I have the following dataframe - CTVU.
MMGID_5 EMAIL
2341 [email protected]
50 [email protected]
311 [email protected]
2341 [email protected]
2387 [email protected]
57 [email protected]
2329 [email protected]
2026 [email protected]
650 [email protected]
2369 [email protected]
I want to turn the rules created below, back into a dataframe with two new columns that contain the item with the highest confidence in the first column and the confidence in the second.
library(arules)
library(arulesViz)
CTVU <- read.csv("CTVU.csv", header = TRUE)
CTVU <- unique(CTVU[ , c(2,5) ])
CTVU <- as(split(CTVU[,"MMG5_ID"], CTVU[,"EMAIL"]), "transactions")
itemFrequencyPlot(CTVU,topN=20,type="absolute")
rules <- apriori(CTVU, parameter = list(supp = 0.001, conf = 0.1))
options(digits=2)
inspect(rules[1:5])
rules<-sort(rules, by="confidence", decreasing=TRUE)
rules <- apriori(CTVU, parameter = list(supp = 0.001, conf = 0.8,maxlen=3))
rules<-apriori(data=CTVU, parameter=list(supp=0.001,conf = 0.01,minlen=2),
appearance = list(default="rhs",lhs="289"),
control = list(verbose=F))
rules<-sort(rules, decreasing=TRUE,by="confidence")
inspect(rules[1:5])
So in the end I have a dataframe that looks like this:
EMAIL MMG5_rule Confidence
[email protected] 50 0.5
[email protected] 2341 0.2
[email protected] 2026 0.6
I did some research but wasn't able to find a solution. Can someone help me figure out how to do this?
You don't need to turn your arules
output into a data.frame. If you have a new customer with a list of bought items, you can find relevant association rules with arules::subset
:
newCustomer <- c("toothbrush", "chocolate", "gummibears")

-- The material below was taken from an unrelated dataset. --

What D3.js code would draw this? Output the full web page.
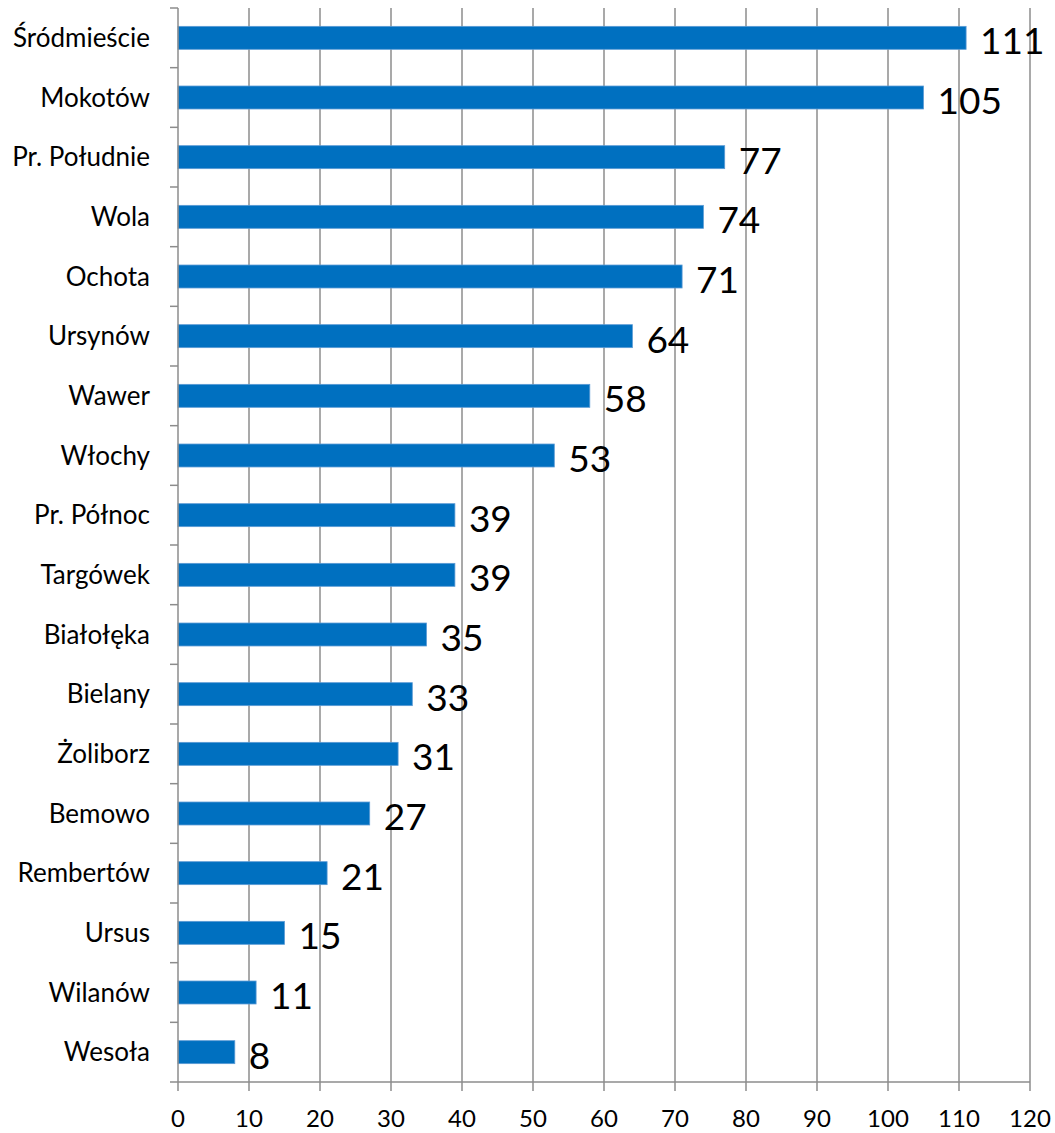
<!DOCTYPE html>
<html><head><meta charset="utf-8">
<script src="https://cdn.jsdelivr.net/npm/d3@7"></script>
<style>body{margin:0;background:#fff}svg{display:block}</style>
</head><body>
<svg id="c" width="1055" height="1133"></svg>
<script>
const categories = ["Śródmieście","Mokotów","Pr. Południe","Wola","Ochota","Ursynów","Wawer","Włochy","Pr. Północ","Targówek","Białołęka","Bielany","Żoliborz","Bemowo","Rembertów","Ursus","Wilanów","Wesoła"];
const values = [111,105,77,74,71,64,58,53,39,39,35,33,31,27,21,15,11,8];
const xTicks = [0,10,20,30,40,50,60,70,80,90,100,110,120];

(function(){
const svg = d3.select("#c");
const pL = 178, pR = 1030, pT = 8, pB = 1082;
const x = d3.scaleLinear().domain([0,120]).range([pL,pR]);
const y = d3.scaleBand().domain(categories).range([pT,pB]).paddingInner(0.615).paddingOuter(0.3075);
const step = y.step();
const font = "Lato, 'Open Sans', sans-serif";
const grey = "#8c8c8c";

// gridlines
svg.append("g").selectAll("line").data(xTicks.slice(1)).join("line")
  .attr("x1",d=>x(d)).attr("x2",d=>x(d)).attr("y1",pT).attr("y2",pB)
  .attr("stroke",grey).attr("stroke-width",1.5);

// bars
svg.append("g").selectAll("rect").data(categories).join("rect")
  .attr("x",x(0)).attr("y",d=>y(d)).attr("width",(d,i)=>x(values[i])-x(0)).attr("height",y.bandwidth())
  .attr("fill","#0070C0").attr("stroke","#5b9bd5").attr("stroke-width",0.8);

// value labels
svg.append("g").selectAll("text").data(categories).join("text")
  .attr("x",(d,i)=>x(values[i])+14).attr("y",d=>y(d)+y.bandwidth()/2+16.5)
  .attr("font-family",font).attr("font-size",37).attr("fill","#000")
  .text((d,i)=>values[i]);

// left axis
svg.append("line").attr("x1",pL).attr("x2",pL).attr("y1",pT).attr("y2",pB)
  .attr("stroke",grey).attr("stroke-width",1.5);
const bounds = d3.range(categories.length+1).map(i=>pT+i*step);
svg.append("g").selectAll("line").data(bounds).join("line")
  .attr("x1",170).attr("x2",pL).attr("y1",d=>d).attr("y2",d=>d)
  .attr("stroke",grey).attr("stroke-width",1.5);
svg.append("g").selectAll("text").data(categories).join("text")
  .attr("x",150).attr("y",d=>y(d)+y.bandwidth()/2+9).attr("text-anchor","end")
  .attr("font-family",font).attr("font-size",26).attr("fill","#000").text(d=>d);

// bottom axis
svg.append("line").attr("x1",pL).attr("x2",pR).attr("y1",pB).attr("y2",pB)
  .attr("stroke",grey).attr("stroke-width",1.5);
svg.append("g").selectAll("line").data(xTicks).join("line")
  .attr("x1",d=>x(d)).attr("x2",d=>x(d)).attr("y1",pB).attr("y2",pB+9)
  .attr("stroke",grey).attr("stroke-width",1.5);
svg.append("g").selectAll("text").data(xTicks).join("text")
  .attr("x",d=>x(d)).attr("y",1127).attr("text-anchor","middle")
  .attr("font-family",font).attr("font-size",24).attr("fill","#000").text(d=>d);
})();
</script>
</body></html>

arules::subset(aprioriResults, subset = lhs %in% newCustomer)
More info on that in the subset
help:
subset works on the rows/itemsets/rules of x. The expression given in subset will be evaluated using x, so the items (lhs/rhs/items) and the columns in the quality data.frame can be directly referred to by their names.
Important operators to select itemsets containing items specified by their labels are %in% (select itemsets matching any given item), %ain% (select only itemsets matching all given item) and %pin% (%in% with partial matching).
However, the question what a customer is likely to buy next is -- in my view -- more of a question to be answered using sequence mining. Luckily, arulesSequences
is a package doing that, and it's by the same authors, so little extra work is required.